Я сообщил свои сомнения Аксакову, которого специальностью были болгарские сношения, и он мне сказал, что можно попробовать. Заручившись его согласием, я поехал к князю Долгорукому и сообщил ему, в чем дело. Он был очень польщен и тотчас взялся все устроить. Но когда я заговорил об этом с купцами, они мне сказали: «Что вы наделали? Да ни один из нас не двинет пальцем для князя Долгорукого. Передать ему дело, значит его похоронить». И я принужден был снова ехать к князю и сказать ему, что по собранным мною сведениям дело не уладится, а потому я не смею просить его стать во главе предприятия, которое может иметь неудачный исход. Он был не совсем доволен, но должен был согласиться. Консул приехал в Москву; я адресовал его к разным купеческим тузам. Были частные совещания, на которые являлся и Скобелев, но из всего этого действительно ничего не вышло.

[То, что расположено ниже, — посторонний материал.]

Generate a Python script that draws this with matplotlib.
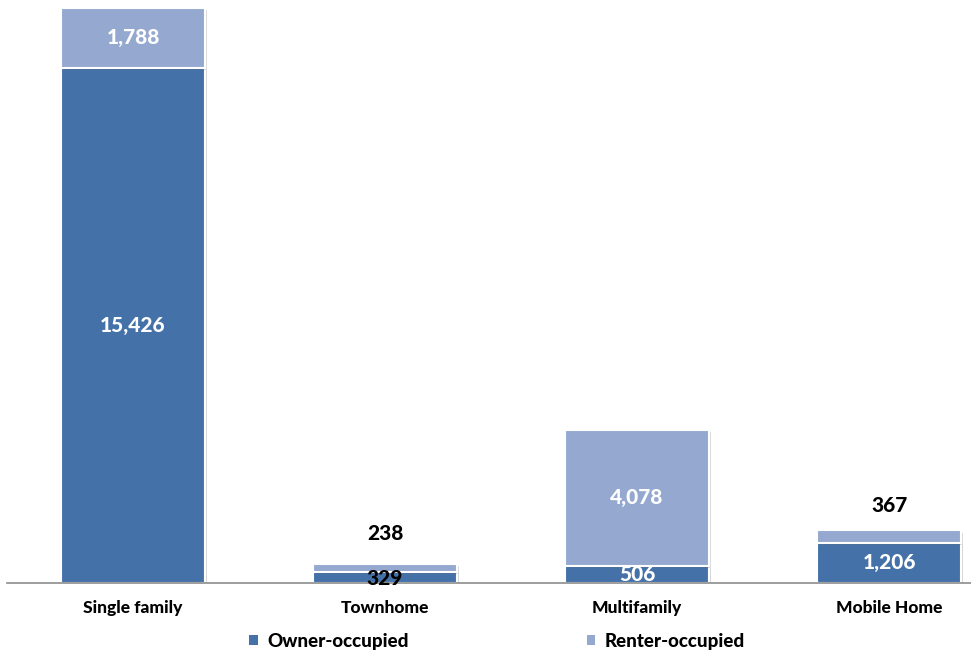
import matplotlib.pyplot as plt
from matplotlib import patheffects

plt.rcParams['font.family'] = ['Lato', 'DejaVu Sans']

categories = ['Single family', 'Townhome', 'Multifamily', 'Mobile Home']
owner = [15426, 329, 506, 1206]
renter = [1788, 238, 4078, 367]
series_names = ['Owner-occupied', 'Renter-occupied']

owner_color = '#4472a8'
renter_color = '#95a9d0'
wt = 900

fig = plt.figure(figsize=(9.71, 6.55), dpi=100)
ax = fig.add_axes([7 / 971, 72 / 655, 1 - 7 / 971, 583 / 655])

x = range(len(categories))
shadow = [patheffects.SimplePatchShadow(offset=(1.5, -1.5), alpha=0.18), patheffects.Normal()]
b1 = ax.bar(x, owner, width=0.57, color=owner_color, edgecolor='white', linewidth=1.5,
            label=series_names[0], zorder=2)
b2 = ax.bar(x, renter, width=0.57, bottom=owner, color=renter_color, edgecolor='white',
            linewidth=1.5, label=series_names[1], zorder=2)
for b in list(b1) + list(b2):
    b.set_path_effects(shadow)

ax.set_xlim(-0.5, 3.325)
ax.set_ylim(0, 17453)

# segment labels
fs = 15
for i in x:
    o, r = owner[i], renter[i]
    if i == 1:
        ax.text(i, o / 2 - 40, f'{o:,}', ha='center', va='center', fontsize=fs,
                fontweight=wt, color='black', zorder=3)
    else:
        ax.text(i, o / 2, f'{o:,}', ha='center', va='center', fontsize=fs,
                fontweight=wt, color='white', zorder=3)
    if i in (0, 2):
        ax.text(i, o + r / 2, f'{r:,}', ha='center', va='center', fontsize=fs,
                fontweight=wt, color='white', zorder=3)
    else:
        off = 22 if i == 1 else 18
        ax.annotate(f'{r:,}', (i, o + r), xytext=(0, off), textcoords='offset points',
                    ha='center', va='center', fontsize=fs, fontweight=wt, color='black')

for side in ['top', 'right', 'left']:
    ax.spines[side].set_visible(False)
ax.spines['bottom'].set_color('#8c8c8c')
ax.spines['bottom'].set_linewidth(1.2)
ax.set_yticks([])
ax.set_xticks(list(x))
ax.set_xticklabels(categories, fontsize=12.5, fontweight=wt)
ax.tick_params(axis='x', length=0, pad=12)

leg = fig.legend(handles=[b1, b2], labels=series_names, loc='center',
                 bbox_to_anchor=(497 / 971, 1 - 641 / 655), ncol=2, frameon=False,
                 handlelength=0.45, handleheight=0.45, handletextpad=0.5,
                 columnspacing=9.5, prop={'weight': wt, 'size': 13.5})
for h in leg.legend_handles:
    h.set_edgecolor('none')
    h.set_path_effects([])

fig.savefig('out.png', dpi=100)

Во всяком деле князь Долгорукий имел в виду только одно: какую роль он может тут разыграть? Собственно дела он не понимал и не старался даже в него вникнуть; но он любил, чтобы про него говорили, чтобы оказывали ему почет и приписывали ему почин или руководство. В этом состояла главная забота его жизни. Это выказывалось у него даже в такой наивной форме, что внутренне нельзя было не усмехнуться. Каждый шаг его не только в Москве, но и во время отлучек, тотчас описывался в газетах. Когда он ездил по России, путешествующий с ним чиновник рассылал телеграммы по всем редакциям, с подробным повествованием о всех его движениях. Однажды случилась с ним даже забавная история. В одной из таких телеграмм, присланных в «Русские ведомости», стояло в конце: «о чем, по приказанию его сиятельства, честь имею вас уведомить». По оплошности ли типографщика или намеренно, это было напечатано, и секрет раскрылся.
Весь исполненный важностью своей роли, князь Долгорукий очень заботился о собственной своей особе. Маленький, пухленький, с ничего не значащею физиономиею, он до восьмидесяти лет тщательно завивался и красил свои волосы. Каждое утро к нему являлся парикмахер Леон, и князь встречал его милыми шутками: он в халате прятался за драпировку, и когда парикмахер проходил мимо, он вдруг выскакивал из засады и стрелял в него пальцем с восклицанием: паф! И парикмахер, которому все это хорошо было известно, должен был всякий раз пугаться при этом неожиданном нападении. Таковы были невинные забавы сего государственного мужа.
Со мною князь Долгорукий с самого начала рассыпался в любезностях и старался сделать мне все приятное. У меня было литературное имя и положение в московском обществе; я путешествовал с покойным наследником, и он воображал, что я имею опору при дворе. Тут соединялись все условия для того, чтобы быть со мною в хороших отношениях. Я, с своей стороны, заявив о своем желании идти рука об руку с властью, вовсе не хотел становиться в оппозиционное положение, а напротив, старался всякое дело уладить миролюбиво. Я сказал, что еще до вступления в должность я высказал неодобрение оппозиционным решениям Думы в вопросе об обязательных постановлениях, изданных генерал-губернатором на счет дворников и освещения дворов. Этот вопрос имел длинную историю, которая может характеризовать отношения.
Однажды заехал ко мне Перфильев и, не застав меня дома, велел сказать, что очень нужно со мною переговорить. «Что мне делать? – сказал он при свидании; – я не могу пропустить ваших постановлений». «В таком случае внесите их в Губернское присутствие; оно их кассирует, но предупреждаю вас, что может последовать апелляция в Сенат. Постановления Думы могут быть неполитичны, но в них нет ничего противозаконного». «Нет, я не могу вносить их в Губернское присутствие. Пойдут толки, споры; князь Долгорукий отнюдь этого не желает. Я должен отменить их собственною властью». «На это вы не имеете ни малейшего права. Вы поднимете бурю; на вас подадут жалобу в Сенат».